Corporations are looking to blockchain solutions, particularly private blockchain, to solve business problems that can’t be fixed using existing technologies. They interact with both external and internal stakeholders, especially regulators and end-users.
Finally, as their name suggests, venture capitalists provide the working capital to establish a blockchain infrastructure. They are motivated by the hunt for outsized returns on their investment, looking for better ways of doing business.
When selecting a blockchain, the decision also needs to come down to energy efficiency of the chain and the amount of energy it requires to run and complete transactions. Proof of Work blockchains use up excessive energy as they demand high computing power, with the greenhouse effects coming from massive power consumption.

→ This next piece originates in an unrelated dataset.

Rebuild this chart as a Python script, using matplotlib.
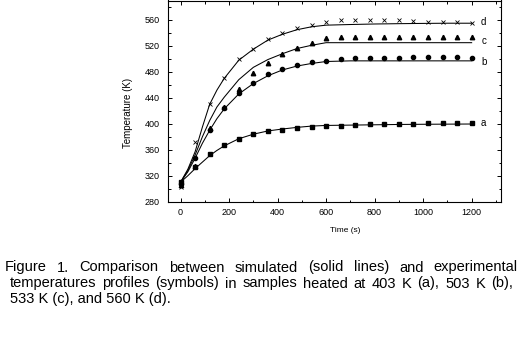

Tezos uses a Liquid Proof of Stake as its consensus method, a technique which is far more energy efficient than Proof of Work. With PoS, trust is put in the number of tokens held by a baker (Tezos parlance for mining). The bakers then take turns baking the next block in the chain, instead of competing through raw computing power. This component changes the energy requirements of the blockchain.
Put another way, choosing the right blockchain protocol matters when building a sustainable blockchain business.

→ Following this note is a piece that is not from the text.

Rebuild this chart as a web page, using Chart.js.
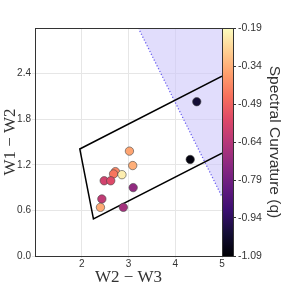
<!DOCTYPE html>
<html><head><meta charset="utf-8">
<script src="https://cdn.jsdelivr.net/npm/chart.js@4.4.0/dist/chart.umd.min.js"></script>
<style>html,body{margin:0;padding:0;background:#fff}#wrap{width:284px;height:284px}</style>
</head><body><div id="wrap"><canvas id="c" width="284" height="284"></canvas></div>
<script>
// Data
const w23 = [4.46, 4.32, 3.02, 3.09, 2.72, 2.68, 2.86, 2.48, 2.62, 3.10, 2.43, 2.40, 2.89];
const w12 = [2.03, 1.27, 1.38, 1.19, 1.11, 1.08, 1.07, 0.99, 0.99, 0.90, 0.75, 0.64, 0.64];
const qv  = [-1.00, -1.07, -0.36, -0.34, -0.42, -0.45, -0.22, -0.58, -0.55, -0.72, -0.62, -0.35, -0.68];
const wedgeX = [5.0, 1.958, 2.250, 5.0];
const wedgeY = [2.366, 1.408, 0.487, 1.353];
const shadeX = [3.21, 5.0];
const shadeY = [3.0, 0.78];
const xTicks = [2, 3, 4, 5];
const yTicks = [0.0, 0.6, 1.2, 1.8, 2.4];
const cTicks = [-1.09, -0.94, -0.79, -0.64, -0.49, -0.34, -0.19];
const qMin = -1.09, qMax = -0.19;

const magma = ['#000004','#140e36','#3b0f70','#641a80','#8c2981','#b73779','#de4968','#f7705c','#fe9f6d','#fecf92','#fcfdbf'];
function hex(h){return [parseInt(h.slice(1,3),16),parseInt(h.slice(3,5),16),parseInt(h.slice(5,7),16)];}
function cmap(t){
  t=Math.max(0,Math.min(1,t));
  const f=t*10, i=Math.min(9,Math.floor(f)), r=f-i;
  const a=hex(magma[i]), b=hex(magma[i+1]);
  return 'rgb('+a.map((v,k)=>Math.round(v+(b[k]-v)*r)).join(',')+')';
}
const pts = w23.map((x,i)=>({x:x,y:w12[i]}));
const cols = qv.map(q=>cmap((q-qMin)/(qMax-qMin)));

const colorbar = {
  id:'colorbar',
  afterDraw(chart){
    const ctx=chart.ctx, a=chart.chartArea;
    const x0=a.right, w=11;
    const g=ctx.createLinearGradient(0,a.bottom,0,a.top);
    magma.forEach((c,i)=>g.addColorStop(i/10,c));
    ctx.save();
    ctx.fillStyle=g;
    ctx.fillRect(x0,a.top,w,a.bottom-a.top);
    ctx.strokeStyle='#333';ctx.lineWidth=1;
    ctx.strokeRect(Math.round(x0)+0.5,Math.round(a.top)+0.5,w,Math.round(a.bottom-a.top));
    ctx.strokeRect(Math.round(a.left)+0.5,Math.round(a.top)+0.5,Math.round(a.right-a.left),Math.round(a.bottom-a.top));
    ctx.restore();
  }
};

new Chart(document.getElementById('c'),{
  type:'scatter',
  data:{datasets:[
    {data:pts,backgroundColor:cols,borderColor:'#444',borderWidth:0.6,pointRadius:4.2,order:1},
    {data:wedgeX.map((x,i)=>({x:x,y:wedgeY[i]})),showLine:true,borderColor:'#000',borderWidth:1.5,pointRadius:0,fill:false,order:2},
    {data:shadeX.map((x,i)=>({x:x,y:shadeY[i]})),showLine:true,borderColor:'#6a5ff0',borderWidth:1.3,borderDash:[1.2,2],pointRadius:0,fill:'end',backgroundColor:'rgba(205,198,250,0.6)',order:3}
  ]},
  options:{
    responsive:false,animation:false,
    layout:{padding:{top:28,left:0,right:0,bottom:0}},
    plugins:{legend:{display:false},tooltip:{enabled:false}},
    scales:{
      x:{type:'linear',min:1,max:5,
        afterBuildTicks(s){s.ticks=xTicks.map(v=>({value:v}));},
        afterFit(s){s.height=28;},
        grid:{color:'#e6e6e6',tickLength:2,drawTicks:true},
        border:{display:false},
        ticks:{padding:0,color:'#333',font:{family:'Liberation Sans',size:10},callback:v=>String(v)},
        title:{display:true,text:'W2 − W3',color:'#333',font:{family:'Liberation Serif',size:17},padding:{top:0,bottom:-4}}
      },
      y:{type:'linear',min:0,max:3,
        afterBuildTicks(s){s.ticks=yTicks.map(v=>({value:v}));},
        afterFit(s){s.width=35;},
        grid:{color:'#e6e6e6',tickLength:3},
        border:{display:false},
        ticks:{padding:1,color:'#333',font:{family:'Liberation Sans',size:10},callback:v=>v.toFixed(1)},
        title:{display:true,text:'W1 − W2',color:'#333',font:{family:'Liberation Serif',size:17},padding:{top:0,bottom:0}}
      },
      y2:{type:'linear',position:'right',min:qMin,max:qMax,
        afterBuildTicks(s){s.ticks=cTicks.map(v=>({value:v}));},
        afterFit(s){s.width=62;},
        grid:{drawOnChartArea:false,tickLength:14,color:'#333'},
        border:{display:false},
        ticks:{padding:2,color:'#333',font:{family:'Liberation Sans',size:10.5},callback:v=>v.toFixed(2)},
        title:{display:true,text:'Spectral Curvature (q)',color:'#333',font:{family:'Liberation Sans',size:15.5},padding:{top:0,bottom:2}}
      }
    }
  },
  plugins:[colorbar]
});
</script></body></html>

Hurdles and blockers: what they are and how to address them
We will come out and say it: building an enterprise, or enterprise applications on the blockchain isn’t easy. There are hurdles and blockers getting in the way. Two of the best tips for getting around these are to:
Here, we look at some of the other details which might get in the way of your blockchain initiative:
Stakeholders. It’s important to take into account the people involved in any decision to implement a blockchain solution. Stakeholders and steering committees within large organizations such as financial institutions involve between six and ten key decision makers. Within an organization, the adoption of blockchain is seen as a huge technical undertaking that involves a number of departments, including technology, risk, compliance, legal and business operations. Without the help of a blockchain consultant, it is very difficult for employees to scope out the business requirements, risk mitigations, and technical requirements.

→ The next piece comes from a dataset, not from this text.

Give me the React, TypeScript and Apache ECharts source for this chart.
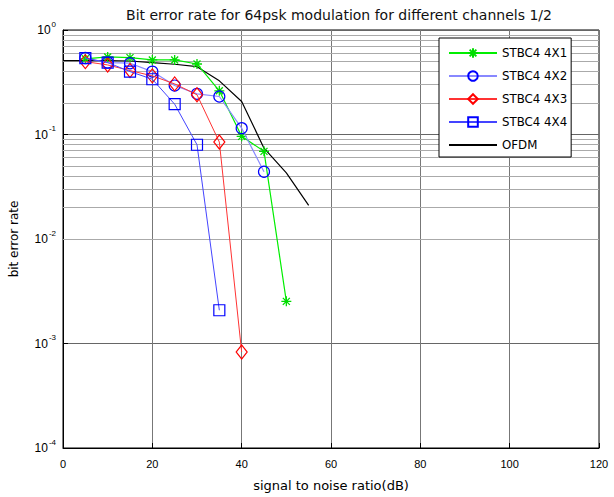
import React, { useEffect, useRef } from "react";
import * as echarts from "echarts";

const snr = [5, 10, 15, 20, 25, 30, 35, 40, 45, 50];
const ber4x1 = [0.53, 0.552, 0.544, 0.517, 0.517, 0.473, 0.262, 0.096, 0.069, 0.00253];
const ber4x2 = [0.54, 0.488, 0.481, 0.4, 0.294, 0.245, 0.231, 0.115, 0.044];
const ber4x3 = [0.498, 0.463, 0.409, 0.364, 0.305, 0.24, 0.0847, 0.00083];
const ber4x4 = [0.537, 0.488, 0.4, 0.338, 0.195, 0.0798, 0.00208];
const snrOfdm = [0, 5, 10, 15, 20, 25, 30, 35, 40, 45, 50, 55];
const berOfdm = [0.509, 0.51, 0.51, 0.505, 0.488, 0.47, 0.446, 0.326, 0.207, 0.074, 0.043, 0.021];
const xTicks = [0, 20, 40, 60, 80, 100, 120];
const decades = [-4, -3, -2, -1];
const minorMultipliers = [2, 3, 4, 5, 6, 7, 8, 9];

const FONT = "Liberation Sans, Arial, sans-serif";
const WIDE = "DejaVu Sans, Liberation Sans, sans-serif";
const STAR = "path://M0,-6L0,6M-6,0L6,0M-4.2,-4.2L4.2,4.2M-4.2,4.2L4.2,-4.2";

function pairs(xs: number[], ys: number[]) {
  return ys.map((y, i) => [xs[i], y]);
}

export default function App() {
  const ref = useRef<HTMLDivElement>(null);
  useEffect(() => {
    if (!ref.current) return;
    const chart = echarts.init(ref.current, null, { renderer: "svg" });
    const minorLines: any[] = [];
    decades.forEach((d) => {
      minorMultipliers.forEach((m) => {
        minorLines.push({ yAxis: m * Math.pow(10, d) });
      });
    });
    chart.setOption({
      animation: false,
      backgroundColor: "#fff",
      title: {
        text: "Bit error rate for 64psk modulation for different channels 1/2",
        left: 334,
        top: 3,
        textAlign: "center",
        textStyle: { fontFamily: WIDE, fontSize: 14, fontWeight: "normal", color: "#111" },
      },
      grid: {
        left: 63,
        right: 15,
        top: 30,
        bottom: 48,
        show: true,
        borderColor: "#000",
        borderWidth: 1,
        backgroundColor: "transparent",
      },
      legend: {
        orient: "vertical",
        left: 439,
        top: 38,
        z: 20,
        backgroundColor: "#fff",
        borderColor: "#000",
        borderWidth: 1,
        borderRadius: 0,
        padding: [9, 4, 6, 9],
        itemGap: 11,
        itemWidth: 48,
        itemHeight: 12,
        textStyle: { fontFamily: WIDE, fontSize: 11.8, color: "#000" },
        data: [
          "STBC4 4X1",
          "STBC4 4X2",
          "STBC4 4X3",
          "STBC4 4X4",
          { name: "OFDM", itemStyle: { opacity: 0 } },
        ],
      },
      xAxis: {
        type: "value",
        min: 0,
        max: 120,
        interval: 20,
        name: "signal to noise ratio(dB)",
        nameLocation: "middle",
        nameGap: 31,
        nameTextStyle: { fontFamily: WIDE, fontSize: 13, color: "#000" },
        axisLine: { lineStyle: { color: "#000", width: 1 } },
        axisTick: { inside: true, length: 5, lineStyle: { color: "#000" } },
        axisLabel: {
          fontFamily: FONT,
          fontSize: 11,
          color: "#000",
          margin: 10,
          formatter: (v: number) => (xTicks.includes(v) ? String(v) : ""),
        },
        splitLine: { show: true, lineStyle: { color: "#777", width: 1 } },
      },
      yAxis: {
        type: "log",
        logBase: 10,
        min: 1e-4,
        max: 1,
        name: "bit error rate",
        nameLocation: "middle",
        nameGap: 43,
        nameTextStyle: { fontFamily: WIDE, fontSize: 12, color: "#000" },
        axisLine: { lineStyle: { color: "#000", width: 1 } },
        axisTick: { inside: true, length: 5, lineStyle: { color: "#000" } },
        axisLabel: {
          fontFamily: FONT,
          fontSize: 12,
          color: "#000",
          margin: 7,
          formatter: (v: number) => "10{sup|" + Math.round(Math.log10(v)) + "}",
          rich: {
            sup: { fontFamily: FONT, fontSize: 8, color: "#000", verticalAlign: "top", padding: [0, 0, 12, 1] },
          },
        },
        splitLine: { show: true, lineStyle: { color: "#666", width: 1 } },
      },
      series: [
        {
          name: "minor",
          type: "line",
          data: [],
          silent: true,
          z: 1,
          markLine: {
            silent: true,
            z: 1,
            symbol: ["none", "none"],
            label: { show: false },
            lineStyle: { color: "#aaaaaa", type: "solid", width: 1 },
            data: minorLines,
          },
        },
        {
          name: "STBC4 4X1",
          type: "line",
          data: pairs(snr, ber4x1),
          symbol: STAR,
          symbolSize: 10,
          lineStyle: { color: "#00ee00", width: 1.2 },
          itemStyle: { color: "rgba(0,0,0,0)", borderColor: "#00dd00", borderWidth: 1.3 },
          z: 3,
        },
        {
          name: "STBC4 4X2",
          type: "line",
          data: pairs(snr, ber4x2),
          symbol: "circle",
          symbolSize: 11,
          lineStyle: { color: "#8888ff", width: 1.2 },
          itemStyle: { color: "rgba(0,0,0,0)", borderColor: "#0000ff", borderWidth: 1.2 },
          z: 4,
        },
        {
          name: "STBC4 4X3",
          type: "line",
          data: pairs(snr, ber4x3),
          symbol: "diamond",
          symbolSize: [11, 14],
          lineStyle: { color: "#ff3333", width: 1 },
          itemStyle: { color: "rgba(0,0,0,0)", borderColor: "#ff0000", borderWidth: 1.2 },
          z: 5,
        },
        {
          name: "STBC4 4X4",
          type: "line",
          data: pairs(snr, ber4x4),
          symbol: "rect",
          symbolSize: 11,
          lineStyle: { color: "#4444ff", width: 1 },
          itemStyle: { color: "rgba(0,0,0,0)", borderColor: "#0000ff", borderWidth: 1.2 },
          z: 6,
        },
        {
          name: "OFDM",
          type: "line",
          data: pairs(snrOfdm, berOfdm),
          symbol: "none",
          lineStyle: { color: "#000", width: 1.2 },
          itemStyle: { color: "#000" },
          z: 2,
        },
      ],
    });
    return () => chart.dispose();
  }, []);
  return (
    <div
      ref={ref}
      style={{ position: "fixed", left: 0, top: 0, width: 614, height: 497, background: "#fff" }}
    />
  );
}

Full stack readiness. To develop a blockchain project or to integrate blockchain goes beyond just smart contract development. This can include everything from front-end to back-end development. It is important to plan for the full stack architecture and understand the technical requirements before commencing.
Deciding on the right blockchain. Choosing the right blockchain for the project is critical. Will the blockchain be used for just data storage or does it involve complex operations? These factors will determine the right blockchain for different use cases.
Speaking the right language. Different blockchains also mean utilizing different programming languages and requires hiring developers with specific technical knowledge. A popular blockchain like Ethereum which uses Solidity may have more hits when searched on Google. However, at the same time a more diversified community such as Tezos has a more tight-knit developer community which offers the ability to exchange ideas and provide support.
Security. Blockchain isn’t necessarily more secure than other solutions; there are just different ways to attack it. This is because policy matters. People maintaining the policy should not be the ones who execute it, and vice versa.
There is also some argument about the enforceability of smart contracts which is beyond the scope of this article. Put simply, whether or not a smart contract is enforceable comes down to jurisdiction law - contracts written across multiple jurisdictions, as could well happen with a smart contract on a distributed ledger, haven’t been tested in court.